More detail is useful here. Abdirashid Khadar, a 22-year-old Somali man, separated from Amal Abdi, a 21-year-old, soon after his arrival in Britain. (This was in 2015, and the pair were married in 2010, which would have made them 18 and 17 at the very oldest.) She asked him for a divorce. Khadar lured her to their flat by saying that relatives had visited. Then he stabbed Amal repeatedly with three different knives. Some reports suggest that she was also strangled and bitten. She was several months pregnant at the time. 

Is this sort of man you want entering your country?

At no point, according to the police, did Khadar express remorse. I ask you — whatever suffering he experienced before his arrival in the UK, is this sort of man you want entering your country? It is presented to us as an argument for making immigration easier but it looks very much like the opposite. If Khadar had not gained entrance to Britain, after all, this appalling crime would not have happened. What a strange — indeed perverse — example for the authors to choose. 

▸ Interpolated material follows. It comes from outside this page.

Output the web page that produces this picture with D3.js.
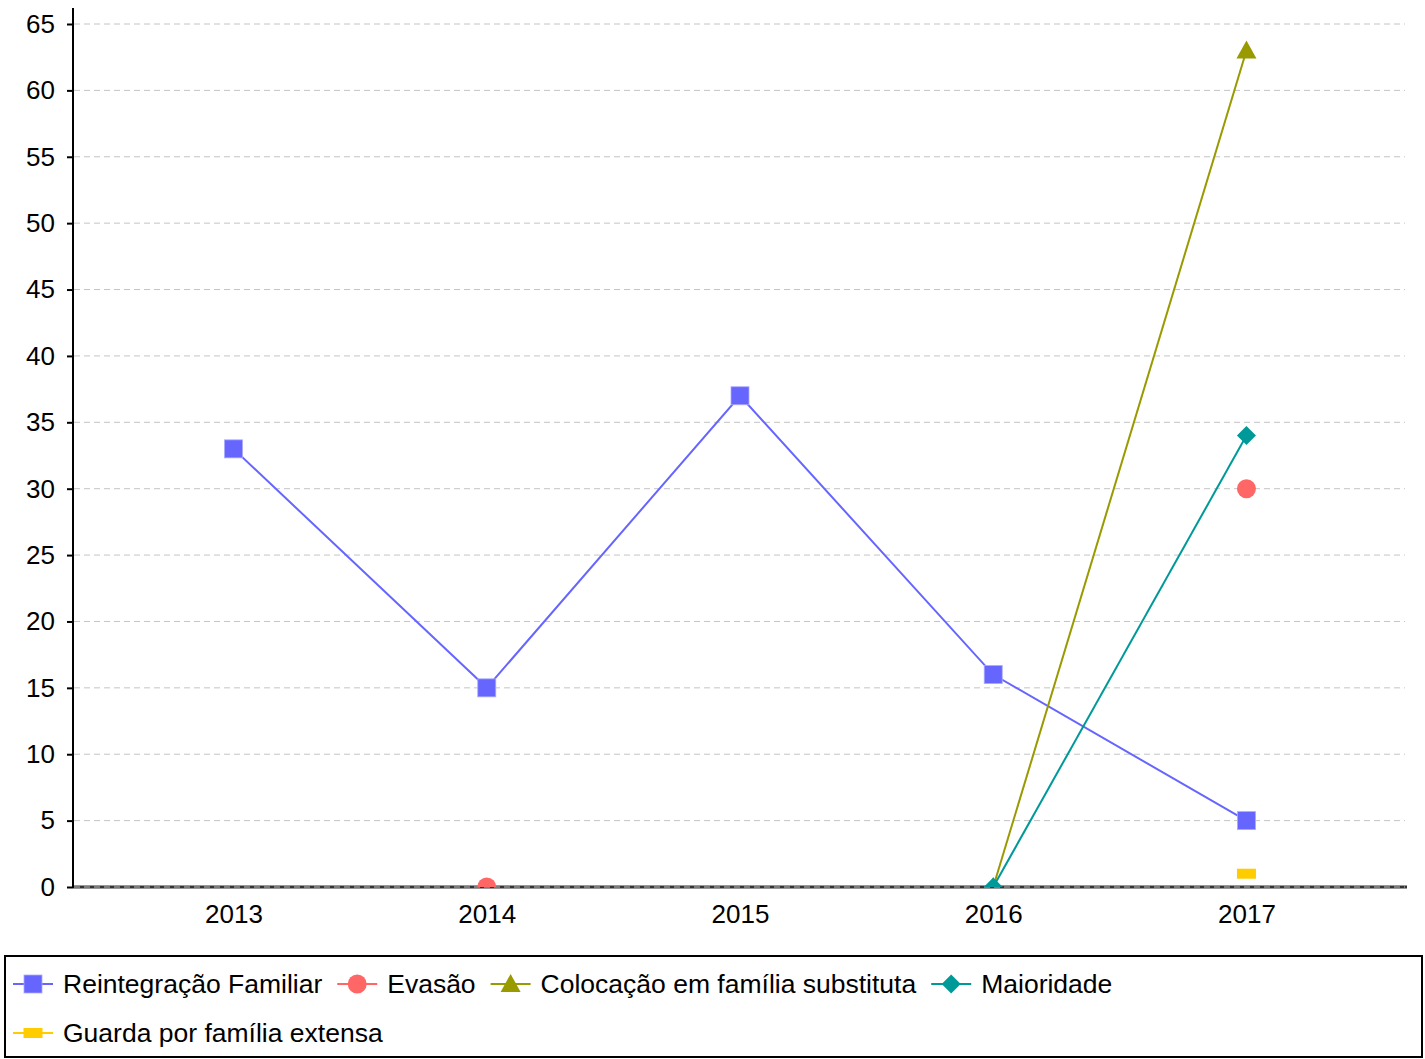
<!DOCTYPE html>
<html>
<head>
<meta charset="utf-8">
<script src="https://cdn.jsdelivr.net/npm/d3@7"></script>
<style>
  html, body { margin: 0; padding: 0; background: #fff; }
  svg { display: block; font-family: "Liberation Sans", Arial, sans-serif; }
</style>
</head>
<body>
<svg id="chart" width="1425" height="1059"></svg>
<script>
const categories = ["2013", "2014", "2015", "2016", "2017"];
const reintegracao = [33, 15, 37, 16, 5];
const evasao = [null, 0, null, null, 30];
const colocacao = [null, null, null, 0, 63];
const maioridade = [null, null, null, 0, 34];
const guarda = [null, null, null, null, 1];
const yTicks = [0, 5, 10, 15, 20, 25, 30, 35, 40, 45, 50, 55, 60, 65];

const seriesNames = ["Reintegração Familiar", "Evasão", "Colocação em família substituta", "Maioridade", "Guarda por família extensa"];
const seriesColors = ["#6666ff", "#ff6666", "#999900", "#009999", "#ffcc00"];
const seriesShapes = ["square", "circle", "triangle", "diamond", "rect"];
const seriesValues = [reintegracao, evasao, colocacao, maioridade, guarda];

(function () {
const svg = d3.select("#chart");
const pLeft = 73, pRight = 1407, pTop = 8, pBottom = 887;
const tickFont = 26, legendFont = 26.5;

const x = d3.scalePoint().domain(categories).range([pLeft, pRight]).padding(0.634);
const y = d3.scaleLinear().domain([0, 65]).range([pBottom, 24]);

svg.append("defs").append("clipPath").attr("id", "plotclip")
  .append("rect").attr("x", pLeft).attr("y", 0).attr("width", pRight - pLeft + 5).attr("height", pBottom);

svg.append("line").attr("x1", pLeft).attr("x2", pRight).attr("y1", pBottom).attr("y2", pBottom)
  .attr("stroke", "#333").attr("stroke-width", 3);

svg.append("g").selectAll("line").data(yTicks).join("line")
  .attr("x1", pLeft + 1).attr("x2", pRight - 2)
  .attr("y1", d => y(d)).attr("y2", d => y(d))
  .attr("stroke", "#c4c4c4").attr("stroke-width", 1).attr("stroke-dasharray", "6,4");

const yAxis = d3.axisLeft(y).tickValues(yTicks).tickSize(6).tickPadding(12);
const gy = svg.append("g").attr("transform", `translate(${pLeft},0)`).call(yAxis);
gy.select(".domain").remove();
gy.selectAll(".tick line").attr("stroke", "#000").attr("stroke-width", 2);
gy.selectAll(".tick text").attr("font-size", tickFont).attr("fill", "#000")
  .attr("font-family", "Liberation Sans, Arial, sans-serif");
svg.append("line").attr("x1", pLeft).attr("x2", pLeft).attr("y1", pTop).attr("y2", pBottom + 1)
  .attr("stroke", "#000").attr("stroke-width", 2);

const xAxis = d3.axisBottom(x).tickSize(0).tickPadding(18);
const gx = svg.append("g").attr("transform", `translate(0,${pBottom})`).call(xAxis);
gx.select(".domain").remove();
gx.selectAll(".tick text").attr("font-size", tickFont).attr("fill", "#000")
  .attr("font-family", "Liberation Sans, Arial, sans-serif");

function drawMarker(g, shape, color, cx, cy) {
  if (shape === "square") {
    g.append("rect").attr("x", cx - 9).attr("y", cy - 9).attr("width", 18).attr("height", 18)
      .attr("fill", color).attr("stroke", "#aaaaff").attr("stroke-width", 0.8);
  } else if (shape === "circle") {
    g.append("circle").attr("cx", cx).attr("cy", cy).attr("r", 9.5).attr("fill", color);
  } else if (shape === "triangle") {
    g.append("path").attr("d", `M${cx},${cy - 10}L${cx + 10},${cy + 8}L${cx - 10},${cy + 8}Z`).attr("fill", color);
  } else if (shape === "diamond") {
    g.append("path").attr("d", `M${cx},${cy - 9.5}L${cx + 9.5},${cy}L${cx},${cy + 9.5}L${cx - 9.5},${cy}Z`).attr("fill", color);
  } else if (shape === "rect") {
    g.append("rect").attr("x", cx - 9.5).attr("y", cy - 5).attr("width", 19).attr("height", 10).attr("fill", color);
  }
}

const plot = svg.append("g").attr("clip-path", "url(#plotclip)");
seriesValues.forEach((vals, i) => {
  const pts = categories.map((c, j) => ({ c, v: vals[j] }));
  const line = d3.line().defined(d => d.v !== null).x(d => x(d.c)).y(d => y(d.v));
  plot.append("path").datum(pts).attr("d", line).attr("fill", "none")
    .attr("stroke", seriesColors[i]).attr("stroke-width", 2);
});
seriesValues.forEach((vals, i) => {
  const g = plot.append("g");
  categories.forEach((c, j) => {
    if (vals[j] !== null) drawMarker(g, seriesShapes[i], seriesColors[i], x(c), y(vals[j]));
  });
});

const lg = svg.append("g");
lg.append("rect").attr("x", 5).attr("y", 956).attr("width", 1417).attr("height", 101)
  .attr("fill", "#fff").attr("stroke", "#000").attr("stroke-width", 2);
let lx = 13, ly = 984;
const maxX = 1410;
seriesNames.forEach((name, i) => {
  const tmp = lg.append("text").attr("font-size", legendFont).text(name);
  const w = tmp.node().getComputedTextLength();
  tmp.remove();
  if (lx + 50 + w > maxX) { lx = 13; ly += 49; }
  const item = lg.append("g");
  item.append("line").attr("x1", lx).attr("x2", lx + 40).attr("y1", ly).attr("y2", ly)
    .attr("stroke", seriesColors[i]).attr("stroke-width", 2);
  drawMarker(item, seriesShapes[i], seriesColors[i], lx + 20, ly);
  item.append("text").attr("x", lx + 50).attr("y", ly).attr("dy", "0.35em")
    .attr("font-size", legendFont).attr("fill", "#000").text(name);
  lx += 50 + w + 15;
});
})();
</script>
</body>
</html>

Again, as if this was not enough, the authors provide no evidence that Khadar sought asylum. It is very understandable that men and women want to join their spouses in their new host nations but that does not make them refugees, and the subject of the article is “refugee trauma”.

For the national broadcaster — funded by the taxpayer — to be fudging the difference is shameful. But it is also unsurprising. After all, to step outside of their biases and be clear about distinctions would be too informative.